- **EXERCISE**: Extract, in full, the lines below, beginning at the first and ending with the line that contains "const BAND_LINE_RANGE = [53, 403];". Pictures do not belong in the copy.

- **RAW DATA**:
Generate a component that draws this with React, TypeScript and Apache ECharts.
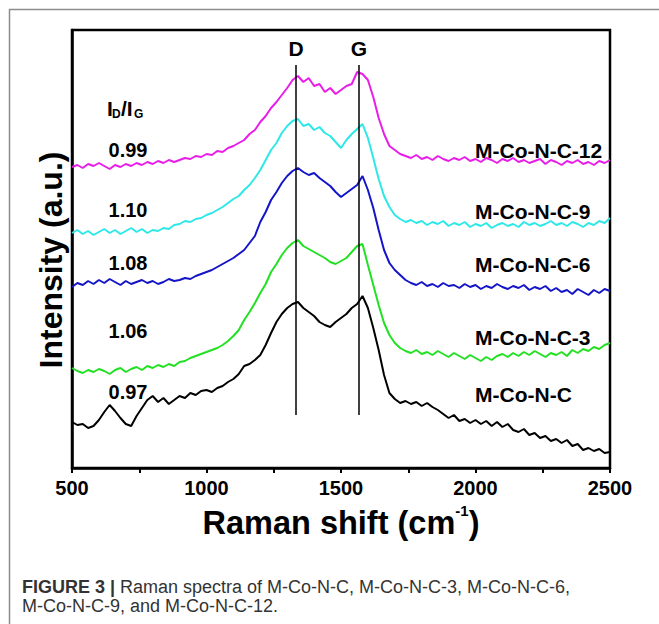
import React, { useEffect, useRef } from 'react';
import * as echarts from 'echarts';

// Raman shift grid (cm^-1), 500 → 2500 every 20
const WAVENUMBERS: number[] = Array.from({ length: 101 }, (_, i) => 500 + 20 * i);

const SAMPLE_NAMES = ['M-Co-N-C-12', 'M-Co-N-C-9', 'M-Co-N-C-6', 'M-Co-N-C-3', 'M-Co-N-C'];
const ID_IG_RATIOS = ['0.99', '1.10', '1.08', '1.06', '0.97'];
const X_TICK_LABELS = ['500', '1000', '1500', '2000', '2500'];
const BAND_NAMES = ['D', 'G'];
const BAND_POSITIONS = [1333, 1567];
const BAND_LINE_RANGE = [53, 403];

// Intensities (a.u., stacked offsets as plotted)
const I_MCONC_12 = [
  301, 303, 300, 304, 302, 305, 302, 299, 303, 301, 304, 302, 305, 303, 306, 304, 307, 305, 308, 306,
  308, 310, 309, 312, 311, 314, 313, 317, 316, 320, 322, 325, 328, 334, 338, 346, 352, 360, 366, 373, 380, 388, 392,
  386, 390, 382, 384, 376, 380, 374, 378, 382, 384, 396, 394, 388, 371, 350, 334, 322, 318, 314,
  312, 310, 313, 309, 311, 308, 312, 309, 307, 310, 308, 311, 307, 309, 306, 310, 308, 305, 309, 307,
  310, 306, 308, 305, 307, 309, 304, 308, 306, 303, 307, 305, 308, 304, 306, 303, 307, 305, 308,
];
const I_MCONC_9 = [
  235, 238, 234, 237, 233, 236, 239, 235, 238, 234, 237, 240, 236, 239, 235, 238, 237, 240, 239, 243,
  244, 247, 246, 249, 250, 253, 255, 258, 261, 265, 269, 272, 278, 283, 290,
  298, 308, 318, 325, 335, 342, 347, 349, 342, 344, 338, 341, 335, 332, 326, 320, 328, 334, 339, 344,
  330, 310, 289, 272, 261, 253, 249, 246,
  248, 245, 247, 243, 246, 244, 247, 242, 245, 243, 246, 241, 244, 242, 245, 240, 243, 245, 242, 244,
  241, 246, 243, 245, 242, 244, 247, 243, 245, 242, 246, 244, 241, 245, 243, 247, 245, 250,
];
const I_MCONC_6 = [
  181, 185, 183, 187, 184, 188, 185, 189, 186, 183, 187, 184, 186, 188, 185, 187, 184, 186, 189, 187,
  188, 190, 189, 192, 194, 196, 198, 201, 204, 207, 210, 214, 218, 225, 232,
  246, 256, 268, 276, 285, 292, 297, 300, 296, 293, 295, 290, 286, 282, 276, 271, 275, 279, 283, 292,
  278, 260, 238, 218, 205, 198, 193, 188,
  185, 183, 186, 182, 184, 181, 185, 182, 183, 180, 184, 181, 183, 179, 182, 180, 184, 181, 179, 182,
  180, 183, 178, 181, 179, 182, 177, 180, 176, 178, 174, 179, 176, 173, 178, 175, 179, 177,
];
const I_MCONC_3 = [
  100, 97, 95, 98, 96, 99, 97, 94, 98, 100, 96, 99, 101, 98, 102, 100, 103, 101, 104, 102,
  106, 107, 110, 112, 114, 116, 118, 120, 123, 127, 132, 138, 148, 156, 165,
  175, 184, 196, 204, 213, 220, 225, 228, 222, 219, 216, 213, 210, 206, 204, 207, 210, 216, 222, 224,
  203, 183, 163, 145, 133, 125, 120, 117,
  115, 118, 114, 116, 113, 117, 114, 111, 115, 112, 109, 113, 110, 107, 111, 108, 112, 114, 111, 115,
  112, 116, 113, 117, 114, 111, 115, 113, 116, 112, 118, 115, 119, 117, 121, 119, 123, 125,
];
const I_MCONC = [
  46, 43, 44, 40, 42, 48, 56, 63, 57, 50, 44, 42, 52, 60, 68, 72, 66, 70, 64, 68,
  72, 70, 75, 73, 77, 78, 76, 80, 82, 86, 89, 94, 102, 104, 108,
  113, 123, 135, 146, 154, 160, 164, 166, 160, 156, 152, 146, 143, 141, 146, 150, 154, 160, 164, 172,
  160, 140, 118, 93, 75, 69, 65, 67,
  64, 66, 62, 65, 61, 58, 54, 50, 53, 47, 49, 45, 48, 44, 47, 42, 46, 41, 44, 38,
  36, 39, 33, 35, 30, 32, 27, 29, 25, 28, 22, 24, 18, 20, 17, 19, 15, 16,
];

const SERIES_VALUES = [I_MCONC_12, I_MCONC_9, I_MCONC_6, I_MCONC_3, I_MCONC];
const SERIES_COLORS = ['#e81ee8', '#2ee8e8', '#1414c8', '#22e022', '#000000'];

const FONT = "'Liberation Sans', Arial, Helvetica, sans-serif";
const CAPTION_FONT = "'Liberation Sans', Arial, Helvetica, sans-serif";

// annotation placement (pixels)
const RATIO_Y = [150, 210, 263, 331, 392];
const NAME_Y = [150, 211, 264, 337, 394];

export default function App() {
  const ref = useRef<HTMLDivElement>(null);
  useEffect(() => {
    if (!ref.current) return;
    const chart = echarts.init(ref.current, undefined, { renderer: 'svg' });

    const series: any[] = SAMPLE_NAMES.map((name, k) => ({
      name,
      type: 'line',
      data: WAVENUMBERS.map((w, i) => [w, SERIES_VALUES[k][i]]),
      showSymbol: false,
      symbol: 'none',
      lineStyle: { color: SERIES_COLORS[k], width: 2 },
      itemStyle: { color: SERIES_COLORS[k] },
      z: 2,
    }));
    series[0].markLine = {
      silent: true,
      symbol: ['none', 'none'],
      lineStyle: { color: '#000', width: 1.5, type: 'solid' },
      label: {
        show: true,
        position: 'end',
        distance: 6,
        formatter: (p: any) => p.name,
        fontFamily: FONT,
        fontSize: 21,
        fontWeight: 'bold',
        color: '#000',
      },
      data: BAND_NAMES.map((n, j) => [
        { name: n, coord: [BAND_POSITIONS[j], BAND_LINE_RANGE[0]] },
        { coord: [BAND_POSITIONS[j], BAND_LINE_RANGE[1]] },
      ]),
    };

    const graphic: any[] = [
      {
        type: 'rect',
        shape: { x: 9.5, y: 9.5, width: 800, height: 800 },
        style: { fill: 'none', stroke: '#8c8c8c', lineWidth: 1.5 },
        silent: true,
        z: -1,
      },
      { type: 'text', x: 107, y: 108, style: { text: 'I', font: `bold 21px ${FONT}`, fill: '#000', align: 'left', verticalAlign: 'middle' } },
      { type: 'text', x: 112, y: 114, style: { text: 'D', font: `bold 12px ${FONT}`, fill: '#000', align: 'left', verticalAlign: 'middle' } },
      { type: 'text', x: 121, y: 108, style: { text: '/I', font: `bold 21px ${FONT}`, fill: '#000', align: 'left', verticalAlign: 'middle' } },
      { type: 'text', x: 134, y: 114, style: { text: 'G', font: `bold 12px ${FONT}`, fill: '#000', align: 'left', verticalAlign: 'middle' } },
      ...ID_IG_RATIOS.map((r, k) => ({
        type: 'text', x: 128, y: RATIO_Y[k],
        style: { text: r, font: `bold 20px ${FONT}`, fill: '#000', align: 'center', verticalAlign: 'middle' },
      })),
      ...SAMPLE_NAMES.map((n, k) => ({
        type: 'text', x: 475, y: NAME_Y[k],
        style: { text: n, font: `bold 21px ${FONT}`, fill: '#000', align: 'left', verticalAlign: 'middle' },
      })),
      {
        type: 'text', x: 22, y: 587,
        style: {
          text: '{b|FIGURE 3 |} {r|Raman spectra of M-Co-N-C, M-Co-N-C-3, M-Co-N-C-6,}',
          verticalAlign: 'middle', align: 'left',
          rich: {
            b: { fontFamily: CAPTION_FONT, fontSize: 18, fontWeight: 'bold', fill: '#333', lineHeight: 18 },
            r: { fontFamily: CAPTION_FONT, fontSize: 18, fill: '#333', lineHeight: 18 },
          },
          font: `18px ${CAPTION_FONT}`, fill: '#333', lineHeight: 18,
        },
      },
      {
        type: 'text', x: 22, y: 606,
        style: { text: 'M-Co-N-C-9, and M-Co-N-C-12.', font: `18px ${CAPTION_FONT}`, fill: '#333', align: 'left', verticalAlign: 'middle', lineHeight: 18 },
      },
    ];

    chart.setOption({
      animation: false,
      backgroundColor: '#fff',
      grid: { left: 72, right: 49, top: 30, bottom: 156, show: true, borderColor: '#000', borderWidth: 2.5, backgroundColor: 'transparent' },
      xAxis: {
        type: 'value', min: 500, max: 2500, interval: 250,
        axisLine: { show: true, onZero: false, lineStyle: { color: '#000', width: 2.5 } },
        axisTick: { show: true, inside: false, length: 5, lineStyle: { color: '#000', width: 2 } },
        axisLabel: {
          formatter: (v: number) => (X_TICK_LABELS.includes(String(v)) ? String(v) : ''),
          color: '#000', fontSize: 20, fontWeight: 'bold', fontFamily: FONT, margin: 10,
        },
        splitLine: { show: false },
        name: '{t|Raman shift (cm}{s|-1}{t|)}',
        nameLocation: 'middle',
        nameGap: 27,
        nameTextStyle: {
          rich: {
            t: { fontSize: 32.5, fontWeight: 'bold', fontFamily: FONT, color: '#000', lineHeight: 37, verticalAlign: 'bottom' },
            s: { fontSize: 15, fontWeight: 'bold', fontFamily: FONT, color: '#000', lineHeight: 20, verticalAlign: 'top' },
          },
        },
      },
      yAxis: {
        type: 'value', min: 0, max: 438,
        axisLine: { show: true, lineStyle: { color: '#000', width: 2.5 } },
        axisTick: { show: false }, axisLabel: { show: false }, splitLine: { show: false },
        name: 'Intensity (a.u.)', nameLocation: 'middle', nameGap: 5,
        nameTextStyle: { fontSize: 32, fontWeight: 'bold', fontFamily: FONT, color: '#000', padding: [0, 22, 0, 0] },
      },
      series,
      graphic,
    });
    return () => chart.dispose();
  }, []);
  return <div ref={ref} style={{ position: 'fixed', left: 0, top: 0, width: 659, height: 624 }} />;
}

- **EXERCISE OUTPUT**:
Generate a component that draws this with React, TypeScript and Apache ECharts.
import React, { useEffect, useRef } from 'react';
import * as echarts from 'echarts';

// Raman shift grid (cm^-1), 500 → 2500 every 20
const WAVENUMBERS: number[] = Array.from({ length: 101 }, (_, i) => 500 + 20 * i);

const SAMPLE_NAMES = ['M-Co-N-C-12', 'M-Co-N-C-9', 'M-Co-N-C-6', 'M-Co-N-C-3', 'M-Co-N-C'];
const ID_IG_RATIOS = ['0.99', '1.10', '1.08', '1.06', '0.97'];
const X_TICK_LABELS = ['500', '1000', '1500', '2000', '2500'];
const BAND_NAMES = ['D', 'G'];
const BAND_POSITIONS = [1333, 1567];
const BAND_LINE_RANGE = [53, 403];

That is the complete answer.